(Written problem):
All of the listing below must be repeated word for word. Pictures are the only thing to omit.

(Supplied information):
[BEGIN]

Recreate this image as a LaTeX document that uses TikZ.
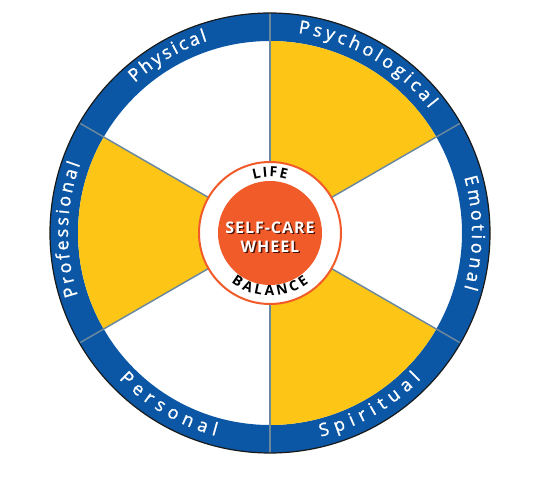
\documentclass[tikz,border=0pt]{standalone}
\usepackage{fontspec}
\setmainfont{Open Sans}
\newfontfamily\ringfont[FakeBold=1.2]{Open Sans}
\newfontfamily\hubfont[LetterSpace=6]{Open Sans}
\usetikzlibrary{decorations.text}

\definecolor{ringblue}{HTML}{0B57A5}
\definecolor{wedgeyellow}{HTML}{FDC516}
\definecolor{hubred}{HTML}{F15A29}
\definecolor{spokegray}{HTML}{6A889E}
\definecolor{shadowred}{HTML}{4A1508}

\tikzset{
  spoke/.style={spokegray,line width=1.1pt},
  ringlabel/.style={decorate,decoration={text along path,text align={fit to path},
      text={|\ringfont\fontsize{13.5}{15}\selectfont\color{white}|#1}}},
  hublabel/.style={decorate,decoration={text along path,text align={fit to path},
      text={|\hubfont\bfseries\fontsize{10.5}{12}\selectfont|#1}}},
  hubtext/.style={align=center,font=\hubfont\bfseries\fontsize{12}{14.3}\selectfont,inner sep=0pt}
}

\begin{document}
\begin{tikzpicture}[x=0.75pt,y=0.75pt]

\useasboundingbox (-270,-244) rectangle (265,233);

\fill[ringblue,even odd rule] (0,0) circle[radius=220] (0,0) circle[radius=192];
\foreach \a in {30,150,270}
  \fill[wedgeyellow] (0,0) -- (\a:192) arc[start angle=\a,end angle=\a+60,radius=192] -- cycle;

\foreach \a in {30,90,...,330}
  \draw[spoke] (0,0) -- (\a:220);
\draw[line width=0.9pt,black!90] (0,0) circle[radius=220];

\path[ringlabel=Physical] (132:202) arc[start angle=132,end angle=108,radius=202];
\path[ringlabel=Psychological] (82:202) arc[start angle=82,end angle=38,radius=202];
\path[ringlabel=Emotional] (16:202) arc[start angle=16,end angle=-16,radius=202];
\path[ringlabel=Professional] (198:202) arc[start angle=198,end angle=160,radius=202];
\path[ringlabel=Personal] (-136:210) arc[start angle=-136,end angle=-105,radius=210];
\path[ringlabel=Spiritual] (-76:210) arc[start angle=-76,end angle=-44,radius=210];

\fill[white,draw=hubred,line width=1.5pt] (0,0) circle[radius=71];
\fill[hubred] (0,0) circle[radius=52];

\path[hublabel=LIFE] (107:56) arc[start angle=107,end angle=73,radius=56];
\path[hublabel=BALANCE] (-128:63) arc[start angle=-128,end angle=-52,radius=63];

\node[hubtext,text=shadowred] (titleshadow) at (1.5,-5.5) {SELF-CARE\\WHEEL};
\node[hubtext,text=white] (title) at (0,-4) {SELF-CARE\\WHEEL};

\end{tikzpicture}
\end{document}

[END]

(Full output):
Recreate this image as a LaTeX document that uses TikZ.
\documentclass[tikz,border=0pt]{standalone}
\usepackage{fontspec}
\setmainfont{Open Sans}
\newfontfamily\ringfont[FakeBold=1.2]{Open Sans}
\newfontfamily\hubfont[LetterSpace=6]{Open Sans}
\usetikzlibrary{decorations.text}

\definecolor{ringblue}{HTML}{0B57A5}
\definecolor{wedgeyellow}{HTML}{FDC516}
\definecolor{hubred}{HTML}{F15A29}
\definecolor{spokegray}{HTML}{6A889E}
\definecolor{shadowred}{HTML}{4A1508}

\tikzset{
  spoke/.style={spokegray,line width=1.1pt},
  ringlabel/.style={decorate,decoration={text along path,text align={fit to path},
      text={|\ringfont\fontsize{13.5}{15}\selectfont\color{white}|#1}}},
  hublabel/.style={decorate,decoration={text along path,text align={fit to path},
      text={|\hubfont\bfseries\fontsize{10.5}{12}\selectfont|#1}}},
  hubtext/.style={align=center,font=\hubfont\bfseries\fontsize{12}{14.3}\selectfont,inner sep=0pt}
}

\begin{document}
\begin{tikzpicture}[x=0.75pt,y=0.75pt]

\useasboundingbox (-270,-244) rectangle (265,233);

\fill[ringblue,even odd rule] (0,0) circle[radius=220] (0,0) circle[radius=192];
\foreach \a in {30,150,270}
  \fill[wedgeyellow] (0,0) -- (\a:192) arc[start angle=\a,end angle=\a+60,radius=192] -- cycle;

\foreach \a in {30,90,...,330}
  \draw[spoke] (0,0) -- (\a:220);
\draw[line width=0.9pt,black!90] (0,0) circle[radius=220];

\path[ringlabel=Physical] (132:202) arc[start angle=132,end angle=108,radius=202];
\path[ringlabel=Psychological] (82:202) arc[start angle=82,end angle=38,radius=202];
\path[ringlabel=Emotional] (16:202) arc[start angle=16,end angle=-16,radius=202];
\path[ringlabel=Professional] (198:202) arc[start angle=198,end angle=160,radius=202];
\path[ringlabel=Personal] (-136:210) arc[start angle=-136,end angle=-105,radius=210];
\path[ringlabel=Spiritual] (-76:210) arc[start angle=-76,end angle=-44,radius=210];

\fill[white,draw=hubred,line width=1.5pt] (0,0) circle[radius=71];
\fill[hubred] (0,0) circle[radius=52];

\path[hublabel=LIFE] (107:56) arc[start angle=107,end angle=73,radius=56];
\path[hublabel=BALANCE] (-128:63) arc[start angle=-128,end angle=-52,radius=63];

\node[hubtext,text=shadowred] (titleshadow) at (1.5,-5.5) {SELF-CARE\\WHEEL};
\node[hubtext,text=white] (title) at (0,-4) {SELF-CARE\\WHEEL};

\end{tikzpicture}
\end{document}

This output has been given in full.